[DATA LINES start]

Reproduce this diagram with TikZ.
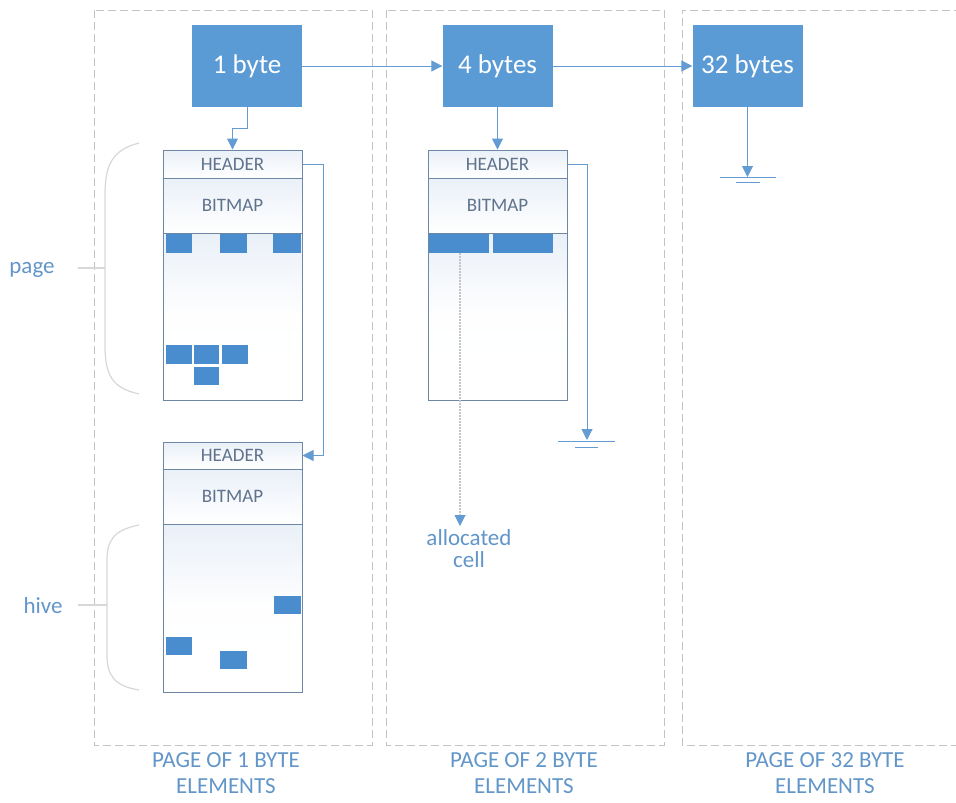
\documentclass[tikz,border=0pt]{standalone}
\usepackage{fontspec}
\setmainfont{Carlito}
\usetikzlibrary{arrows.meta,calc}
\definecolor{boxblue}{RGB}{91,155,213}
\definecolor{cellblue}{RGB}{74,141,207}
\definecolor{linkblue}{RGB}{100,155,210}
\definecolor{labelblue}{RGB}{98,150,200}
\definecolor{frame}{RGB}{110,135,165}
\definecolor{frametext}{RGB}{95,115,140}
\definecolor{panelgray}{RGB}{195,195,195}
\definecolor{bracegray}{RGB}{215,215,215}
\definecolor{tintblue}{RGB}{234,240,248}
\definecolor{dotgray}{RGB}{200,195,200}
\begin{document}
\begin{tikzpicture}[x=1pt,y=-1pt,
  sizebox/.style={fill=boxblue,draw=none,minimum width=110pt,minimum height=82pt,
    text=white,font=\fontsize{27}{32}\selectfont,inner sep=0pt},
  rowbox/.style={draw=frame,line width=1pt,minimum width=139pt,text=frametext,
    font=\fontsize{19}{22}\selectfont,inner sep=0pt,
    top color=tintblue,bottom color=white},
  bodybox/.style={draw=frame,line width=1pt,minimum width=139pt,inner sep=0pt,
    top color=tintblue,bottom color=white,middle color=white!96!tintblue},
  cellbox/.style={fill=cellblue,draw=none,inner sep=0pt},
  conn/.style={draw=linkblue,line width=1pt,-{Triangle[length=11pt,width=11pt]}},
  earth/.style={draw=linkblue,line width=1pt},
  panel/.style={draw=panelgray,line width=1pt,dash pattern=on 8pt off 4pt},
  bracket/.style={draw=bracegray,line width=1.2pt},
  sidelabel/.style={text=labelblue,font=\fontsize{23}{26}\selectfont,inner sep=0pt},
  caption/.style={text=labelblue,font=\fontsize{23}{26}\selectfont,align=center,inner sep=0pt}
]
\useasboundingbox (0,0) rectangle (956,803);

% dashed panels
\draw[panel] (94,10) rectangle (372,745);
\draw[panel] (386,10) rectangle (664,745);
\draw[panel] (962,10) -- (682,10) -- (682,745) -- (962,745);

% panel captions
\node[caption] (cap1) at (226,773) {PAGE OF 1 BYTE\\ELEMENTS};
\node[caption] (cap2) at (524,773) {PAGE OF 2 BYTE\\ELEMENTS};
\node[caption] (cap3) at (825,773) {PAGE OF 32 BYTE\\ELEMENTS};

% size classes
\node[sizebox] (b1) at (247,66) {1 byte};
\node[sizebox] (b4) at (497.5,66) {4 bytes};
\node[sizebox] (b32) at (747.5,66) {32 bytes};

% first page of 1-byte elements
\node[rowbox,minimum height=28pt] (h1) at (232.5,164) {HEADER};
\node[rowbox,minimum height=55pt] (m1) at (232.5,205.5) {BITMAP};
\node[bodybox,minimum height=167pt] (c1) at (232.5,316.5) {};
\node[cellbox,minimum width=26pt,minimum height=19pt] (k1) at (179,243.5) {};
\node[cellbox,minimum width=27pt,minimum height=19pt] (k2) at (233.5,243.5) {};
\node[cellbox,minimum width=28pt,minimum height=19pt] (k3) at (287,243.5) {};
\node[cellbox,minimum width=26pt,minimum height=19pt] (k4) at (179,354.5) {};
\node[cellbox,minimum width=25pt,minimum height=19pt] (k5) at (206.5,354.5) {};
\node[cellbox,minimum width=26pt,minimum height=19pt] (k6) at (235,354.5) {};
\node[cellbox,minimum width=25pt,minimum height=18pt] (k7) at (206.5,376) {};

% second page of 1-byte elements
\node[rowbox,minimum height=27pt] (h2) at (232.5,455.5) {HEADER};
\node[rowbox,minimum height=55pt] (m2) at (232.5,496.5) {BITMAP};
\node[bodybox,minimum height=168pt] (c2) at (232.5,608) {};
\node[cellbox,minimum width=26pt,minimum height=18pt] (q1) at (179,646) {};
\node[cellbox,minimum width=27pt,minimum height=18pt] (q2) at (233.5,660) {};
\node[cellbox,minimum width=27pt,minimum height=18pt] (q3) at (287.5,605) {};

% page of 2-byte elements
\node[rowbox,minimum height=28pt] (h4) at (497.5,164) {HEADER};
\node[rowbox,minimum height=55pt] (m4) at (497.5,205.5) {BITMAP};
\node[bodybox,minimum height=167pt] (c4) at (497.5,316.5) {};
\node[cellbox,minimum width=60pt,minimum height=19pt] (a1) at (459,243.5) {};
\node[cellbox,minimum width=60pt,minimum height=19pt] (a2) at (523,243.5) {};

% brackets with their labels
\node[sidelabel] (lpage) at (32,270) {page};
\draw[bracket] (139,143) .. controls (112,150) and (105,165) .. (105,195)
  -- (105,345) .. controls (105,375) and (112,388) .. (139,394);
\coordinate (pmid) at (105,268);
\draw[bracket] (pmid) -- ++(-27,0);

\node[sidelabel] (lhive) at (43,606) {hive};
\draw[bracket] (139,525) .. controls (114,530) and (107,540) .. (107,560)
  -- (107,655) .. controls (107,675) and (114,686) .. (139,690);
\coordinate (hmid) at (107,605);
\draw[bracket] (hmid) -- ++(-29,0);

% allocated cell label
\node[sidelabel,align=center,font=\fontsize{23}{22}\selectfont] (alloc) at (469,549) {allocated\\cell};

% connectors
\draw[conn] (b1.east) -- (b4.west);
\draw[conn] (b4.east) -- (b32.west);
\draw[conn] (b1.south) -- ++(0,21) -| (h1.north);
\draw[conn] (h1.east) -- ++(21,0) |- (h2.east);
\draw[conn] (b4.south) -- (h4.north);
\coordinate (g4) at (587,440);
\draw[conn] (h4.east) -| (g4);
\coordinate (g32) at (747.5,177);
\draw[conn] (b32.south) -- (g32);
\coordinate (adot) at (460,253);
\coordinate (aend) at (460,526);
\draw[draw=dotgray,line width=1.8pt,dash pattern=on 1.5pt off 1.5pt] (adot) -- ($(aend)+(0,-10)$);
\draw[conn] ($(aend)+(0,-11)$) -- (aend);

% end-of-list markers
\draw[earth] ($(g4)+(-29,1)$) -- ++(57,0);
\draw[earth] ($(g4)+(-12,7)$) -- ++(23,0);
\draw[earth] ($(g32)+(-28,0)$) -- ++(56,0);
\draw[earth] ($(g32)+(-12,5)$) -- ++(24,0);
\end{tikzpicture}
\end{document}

[DATA LINES end]

> _PROBLEM TO WORK ON_:
Determine the number of lines where the string "with" occurs, and give that number only.

> _TASK ANSWER_:
2